■ Requirements ■
Pictures do not belong in the copy; restate the records below word for word.
## Begin Records to process
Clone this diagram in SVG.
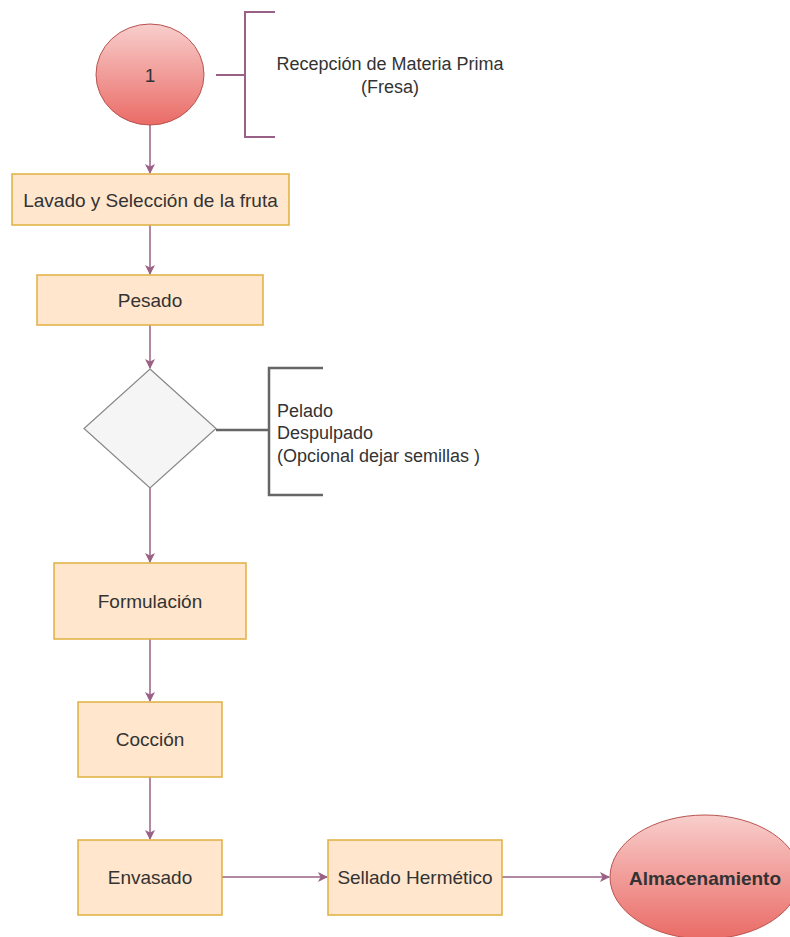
<svg xmlns="http://www.w3.org/2000/svg" width="790" height="937" viewBox="0 0 790 937">
<defs>
<linearGradient id="red" x1="0" y1="0" x2="0" y2="1">
<stop offset="0" stop-color="#f8cecc"/>
<stop offset="1" stop-color="#ea6b66"/>
</linearGradient>
<marker id="arr" viewBox="0 0 10 10" refX="9" refY="5" markerWidth="10" markerHeight="10" markerUnits="userSpaceOnUse" orient="auto">
<path d="M0,0 L10,5 L0,10 L2.5,5 Z" fill="#996185"/>
</marker>
<style>
.box{fill:#ffe6cc;stroke:#e0b040;stroke-width:1.5}
.circ{fill:url(#red);stroke:#b85450;stroke-width:1}
.t{font-family:"Liberation Sans",Arial,sans-serif;font-size:19px;fill:#333333;text-anchor:middle;dominant-baseline:central}
.lbl{font-family:"Liberation Sans",Arial,sans-serif;font-size:18px;fill:#333333;dominant-baseline:central}
.edge{fill:none;stroke:#996185;stroke-width:1.5;marker-end:url(#arr)}
</style>
</defs>
<g id="connectors">
<path class="edge" d="M150,125 V173"/>
<path class="edge" d="M150,225 V274"/>
<path class="edge" d="M150,325 V368"/>
<path class="edge" d="M150,488 V562"/>
<path class="edge" d="M150,639 V701"/>
<path class="edge" d="M150,777 V839"/>
<path class="edge" d="M222,877 H327"/>
<path class="edge" d="M502,877 H609"/>
</g>
<g id="start">
<ellipse class="circ" cx="150" cy="74.5" rx="54" ry="50.5"/>
<text class="t" x="150" y="75">1</text>
</g>
<g id="bracket1">
<path d="M216,75 H245 M275,12 H245 V137 H275" fill="none" stroke="#996185" stroke-width="2"/>
<text class="lbl" x="390" y="64" text-anchor="middle">Recepción de Materia Prima</text>
<text class="lbl" x="390" y="87" text-anchor="middle">(Fresa)</text>
</g>
<g id="lavado">
<rect class="box" x="12" y="174" width="277" height="51"/>
<text class="t" x="150.5" y="200">Lavado y Selección de la fruta</text>
</g>
<g id="pesado">
<rect class="box" x="37" y="275" width="226" height="50"/>
<text class="t" x="150" y="300">Pesado</text>
</g>
<g id="decision">
<polygon points="150,369 216,428.5 150,488 84,428.5" fill="#f5f5f5" stroke="#888888" stroke-width="1.2"/>
</g>
<g id="bracket2">
<path d="M216,430 H269 M323,368 H269 V495 H323" fill="none" stroke="#666666" stroke-width="2.5"/>
<text class="lbl" x="277" y="410.5">Pelado</text>
<text class="lbl" x="277" y="433">Despulpado</text>
<text class="lbl" x="277" y="455.5">(Opcional dejar semillas )</text>
</g>
<g id="formulacion">
<rect class="box" x="54" y="563" width="192" height="76"/>
<text class="t" x="150" y="601">Formulación</text>
</g>
<g id="coccion">
<rect class="box" x="78" y="702" width="144" height="75"/>
<text class="t" x="150" y="739.5">Cocción</text>
</g>
<g id="envasado">
<rect class="box" x="78" y="840" width="144" height="75"/>
<text class="t" x="150" y="877.5">Envasado</text>
</g>
<g id="sellado">
<rect class="box" x="328" y="840" width="174" height="75"/>
<text class="t" x="415" y="877.5">Sellado Hermético</text>
</g>
<g id="almacenamiento">
<ellipse class="circ" cx="705" cy="877" rx="95" ry="62"/>
<text class="t" x="705" y="878" font-weight="bold" fill="#000000">Almacenamiento</text>
</g>
</svg>
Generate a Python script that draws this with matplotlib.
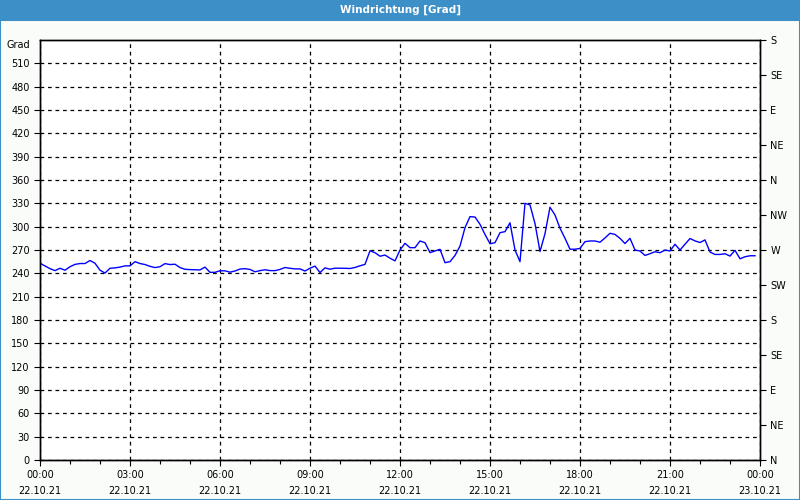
import matplotlib
matplotlib.use("Agg")
import matplotlib.pyplot as plt
import matplotlib.dates as mdates
from matplotlib.patches import Rectangle
import pandas as pd

title = "Windrichtung [Grad]"
y_unit = "Grad"
start = "2021-10-22 00:00"
end = "2021-10-23 00:00"

values = [
    253, 249.5, 246, 243.5, 246.5, 244, 248.5, 251.5, 252.6, 252.6, 256.5, 253,
    244, 240.4, 246.5, 247, 248, 249.6, 249.6, 255, 252.6, 251.3, 249, 247.4,
    248.5, 252.5, 251.3, 251.7, 247.4, 245.2, 244.8, 244.6, 244.4, 248, 241.3, 241.3,
    243.3, 243.2, 241.5, 243, 245.5, 246, 245, 242, 243.5, 244.6, 243.5, 243.5,
    245, 247.5, 246.5, 245.7, 245.7, 243, 246.6, 249.3, 241, 247, 245.3, 246.6,
    246.6, 246.5, 246.2, 247.5, 249.7, 251.5, 269, 266.5, 262, 263.5, 259.5, 256,
    270, 278.6, 273, 273, 281.6, 279.4, 266.6, 268.7, 270.9, 253.7, 255, 263,
    275, 298.7, 312.9, 312.4, 303, 290, 278, 279.4, 292.3, 293.6, 305, 270,
    255, 330, 328, 304, 268, 291, 325, 315, 298, 285, 271, 271,
    272, 280.7, 281.6, 281.6, 280, 285.5, 291.5, 290, 285, 278.3, 285, 270,
    268.7, 263, 265.2, 267.8, 266.5, 270, 268.7, 277.4, 270, 277.4, 284.8, 281.7,
    279.6, 283, 267.4, 264.3, 264.3, 265.2, 262.2, 269.6, 258.7, 261.3, 262.6, 262.6,
]
times = pd.date_range(start, periods=len(values), freq="10min")

left_ticks = list(range(0, 511, 30))
right_ticks = [0, 45, 90, 135, 180, 225, 270, 315, 360, 405, 450, 495, 540]
right_labels = ["N", "NE", "E", "SE", "S", "SW", "W", "NW", "N", "NE", "E", "SE", "S"]

bg = "#fafcfa"
blue_bar = "#3d8fc7"

fig = plt.figure(figsize=(8, 5), dpi=100, facecolor=bg)
# title bar and border
fig.patches.append(Rectangle((0, 0.96), 1, 0.04, transform=fig.transFigure,
                             facecolor=blue_bar, edgecolor="none", zorder=0))
fig.patches.append(Rectangle((0.0006, 0.001), 0.9988, 0.96, transform=fig.transFigure,
                             facecolor="none", edgecolor=blue_bar, linewidth=1.5, zorder=0))
fig.text(0.5, 0.98, title, color="white", fontsize=7.5, fontweight="bold",
         ha="center", va="center")

ax = fig.add_axes([0.05, 0.08, 0.90, 0.84])
ax.set_facecolor("white")
ax.plot(times, values, color="#0000ff", linewidth=1)

ax.set_xlim(pd.Timestamp(start), pd.Timestamp(end))
ax.set_ylim(0, 540)
ax.set_yticks(left_ticks)
ax.xaxis.set_major_locator(mdates.HourLocator(byhour=range(0, 24, 3)))
ax.xaxis.set_minor_locator(mdates.HourLocator())
ax.xaxis.set_major_formatter(mdates.DateFormatter("%H:%M\n%d.%m.%y"))

ax.grid(True, which="major", color="black", linestyle=(0, (3, 3)), linewidth=0.9)
ax.tick_params(axis="both", which="major", labelsize=7, length=4, width=0.8,
               direction="out", color="black")
ax.tick_params(axis="x", which="minor", length=3, width=0.8)
ax.tick_params(axis="x", pad=3)
for lbl in ax.get_xticklabels():
    lbl.set_linespacing(1.75)
for s in ax.spines.values():
    s.set_color("black")
    s.set_linewidth(1)

ax2 = ax.twinx()
ax2.set_ylim(0, 540)
ax2.set_yticks(right_ticks)
ax2.set_yticklabels(right_labels)
ax2.tick_params(axis="y", labelsize=7, length=4, width=0.8, direction="out")
for s in ax2.spines.values():
    s.set_color("black")
    s.set_linewidth(1)

fig.text(0.038, 0.911, y_unit, fontsize=7, ha="right", va="center")

fig.savefig("out.png", dpi=100, facecolor=bg)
## End Records to process
■ Exercise response ■
Clone this diagram in SVG.
<svg xmlns="http://www.w3.org/2000/svg" width="790" height="937" viewBox="0 0 790 937">
<defs>
<linearGradient id="red" x1="0" y1="0" x2="0" y2="1">
<stop offset="0" stop-color="#f8cecc"/>
<stop offset="1" stop-color="#ea6b66"/>
</linearGradient>
<marker id="arr" viewBox="0 0 10 10" refX="9" refY="5" markerWidth="10" markerHeight="10" markerUnits="userSpaceOnUse" orient="auto">
<path d="M0,0 L10,5 L0,10 L2.5,5 Z" fill="#996185"/>
</marker>
<style>
.box{fill:#ffe6cc;stroke:#e0b040;stroke-width:1.5}
.circ{fill:url(#red);stroke:#b85450;stroke-width:1}
.t{font-family:"Liberation Sans",Arial,sans-serif;font-size:19px;fill:#333333;text-anchor:middle;dominant-baseline:central}
.lbl{font-family:"Liberation Sans",Arial,sans-serif;font-size:18px;fill:#333333;dominant-baseline:central}
.edge{fill:none;stroke:#996185;stroke-width:1.5;marker-end:url(#arr)}
</style>
</defs>
<g id="connectors">
<path class="edge" d="M150,125 V173"/>
<path class="edge" d="M150,225 V274"/>
<path class="edge" d="M150,325 V368"/>
<path class="edge" d="M150,488 V562"/>
<path class="edge" d="M150,639 V701"/>
<path class="edge" d="M150,777 V839"/>
<path class="edge" d="M222,877 H327"/>
<path class="edge" d="M502,877 H609"/>
</g>
<g id="start">
<ellipse class="circ" cx="150" cy="74.5" rx="54" ry="50.5"/>
<text class="t" x="150" y="75">1</text>
</g>
<g id="bracket1">
<path d="M216,75 H245 M275,12 H245 V137 H275" fill="none" stroke="#996185" stroke-width="2"/>
<text class="lbl" x="390" y="64" text-anchor="middle">Recepción de Materia Prima</text>
<text class="lbl" x="390" y="87" text-anchor="middle">(Fresa)</text>
</g>
<g id="lavado">
<rect class="box" x="12" y="174" width="277" height="51"/>
<text class="t" x="150.5" y="200">Lavado y Selección de la fruta</text>
</g>
<g id="pesado">
<rect class="box" x="37" y="275" width="226" height="50"/>
<text class="t" x="150" y="300">Pesado</text>
</g>
<g id="decision">
<polygon points="150,369 216,428.5 150,488 84,428.5" fill="#f5f5f5" stroke="#888888" stroke-width="1.2"/>
</g>
<g id="bracket2">
<path d="M216,430 H269 M323,368 H269 V495 H323" fill="none" stroke="#666666" stroke-width="2.5"/>
<text class="lbl" x="277" y="410.5">Pelado</text>
<text class="lbl" x="277" y="433">Despulpado</text>
<text class="lbl" x="277" y="455.5">(Opcional dejar semillas )</text>
</g>
<g id="formulacion">
<rect class="box" x="54" y="563" width="192" height="76"/>
<text class="t" x="150" y="601">Formulación</text>
</g>
<g id="coccion">
<rect class="box" x="78" y="702" width="144" height="75"/>
<text class="t" x="150" y="739.5">Cocción</text>
</g>
<g id="envasado">
<rect class="box" x="78" y="840" width="144" height="75"/>
<text class="t" x="150" y="877.5">Envasado</text>
</g>
<g id="sellado">
<rect class="box" x="328" y="840" width="174" height="75"/>
<text class="t" x="415" y="877.5">Sellado Hermético</text>
</g>
<g id="almacenamiento">
<ellipse class="circ" cx="705" cy="877" rx="95" ry="62"/>
<text class="t" x="705" y="878" font-weight="bold" fill="#000000">Almacenamiento</text>
</g>
</svg>
Generate a Python script that draws this with matplotlib.
import matplotlib
matplotlib.use("Agg")
import matplotlib.pyplot as plt
import matplotlib.dates as mdates
from matplotlib.patches import Rectangle
import pandas as pd

title = "Windrichtung [Grad]"
y_unit = "Grad"
start = "2021-10-22 00:00"
end = "2021-10-23 00:00"

values = [
    253, 249.5, 246, 243.5, 246.5, 244, 248.5, 251.5, 252.6, 252.6, 256.5, 253,
    244, 240.4, 246.5, 247, 248, 249.6, 249.6, 255, 252.6, 251.3, 249, 247.4,
    248.5, 252.5, 251.3, 251.7, 247.4, 245.2, 244.8, 244.6, 244.4, 248, 241.3, 241.3,
    243.3, 243.2, 241.5, 243, 245.5, 246, 245, 242, 243.5, 244.6, 243.5, 243.5,
    245, 247.5, 246.5, 245.7, 245.7, 243, 246.6, 249.3, 241, 247, 245.3, 246.6,
    246.6, 246.5, 246.2, 247.5, 249.7, 251.5, 269, 266.5, 262, 263.5, 259.5, 256,
    270, 278.6, 273, 273, 281.6, 279.4, 266.6, 268.7, 270.9, 253.7, 255, 263,
    275, 298.7, 312.9, 312.4, 303, 290, 278, 279.4, 292.3, 293.6, 305, 270,
    255, 330, 328, 304, 268, 291, 325, 315, 298, 285, 271, 271,
    272, 280.7, 281.6, 281.6, 280, 285.5, 291.5, 290, 285, 278.3, 285, 270,
    268.7, 263, 265.2, 267.8, 266.5, 270, 268.7, 277.4, 270, 277.4, 284.8, 281.7,
    279.6, 283, 267.4, 264.3, 264.3, 265.2, 262.2, 269.6, 258.7, 261.3, 262.6, 262.6,
]
times = pd.date_range(start, periods=len(values), freq="10min")

left_ticks = list(range(0, 511, 30))
right_ticks = [0, 45, 90, 135, 180, 225, 270, 315, 360, 405, 450, 495, 540]
right_labels = ["N", "NE", "E", "SE", "S", "SW", "W", "NW", "N", "NE", "E", "SE", "S"]

bg = "#fafcfa"
blue_bar = "#3d8fc7"

fig = plt.figure(figsize=(8, 5), dpi=100, facecolor=bg)
# title bar and border
fig.patches.append(Rectangle((0, 0.96), 1, 0.04, transform=fig.transFigure,
                             facecolor=blue_bar, edgecolor="none", zorder=0))
fig.patches.append(Rectangle((0.0006, 0.001), 0.9988, 0.96, transform=fig.transFigure,
                             facecolor="none", edgecolor=blue_bar, linewidth=1.5, zorder=0))
fig.text(0.5, 0.98, title, color="white", fontsize=7.5, fontweight="bold",
         ha="center", va="center")

ax = fig.add_axes([0.05, 0.08, 0.90, 0.84])
ax.set_facecolor("white")
ax.plot(times, values, color="#0000ff", linewidth=1)

ax.set_xlim(pd.Timestamp(start), pd.Timestamp(end))
ax.set_ylim(0, 540)
ax.set_yticks(left_ticks)
ax.xaxis.set_major_locator(mdates.HourLocator(byhour=range(0, 24, 3)))
ax.xaxis.set_minor_locator(mdates.HourLocator())
ax.xaxis.set_major_formatter(mdates.DateFormatter("%H:%M\n%d.%m.%y"))

ax.grid(True, which="major", color="black", linestyle=(0, (3, 3)), linewidth=0.9)
ax.tick_params(axis="both", which="major", labelsize=7, length=4, width=0.8,
               direction="out", color="black")
ax.tick_params(axis="x", which="minor", length=3, width=0.8)
ax.tick_params(axis="x", pad=3)
for lbl in ax.get_xticklabels():
    lbl.set_linespacing(1.75)
for s in ax.spines.values():
    s.set_color("black")
    s.set_linewidth(1)

ax2 = ax.twinx()
ax2.set_ylim(0, 540)
ax2.set_yticks(right_ticks)
ax2.set_yticklabels(right_labels)
ax2.tick_params(axis="y", labelsize=7, length=4, width=0.8, direction="out")
for s in ax2.spines.values():
    s.set_color("black")
    s.set_linewidth(1)

fig.text(0.038, 0.911, y_unit, fontsize=7, ha="right", va="center")

fig.savefig("out.png", dpi=100, facecolor=bg)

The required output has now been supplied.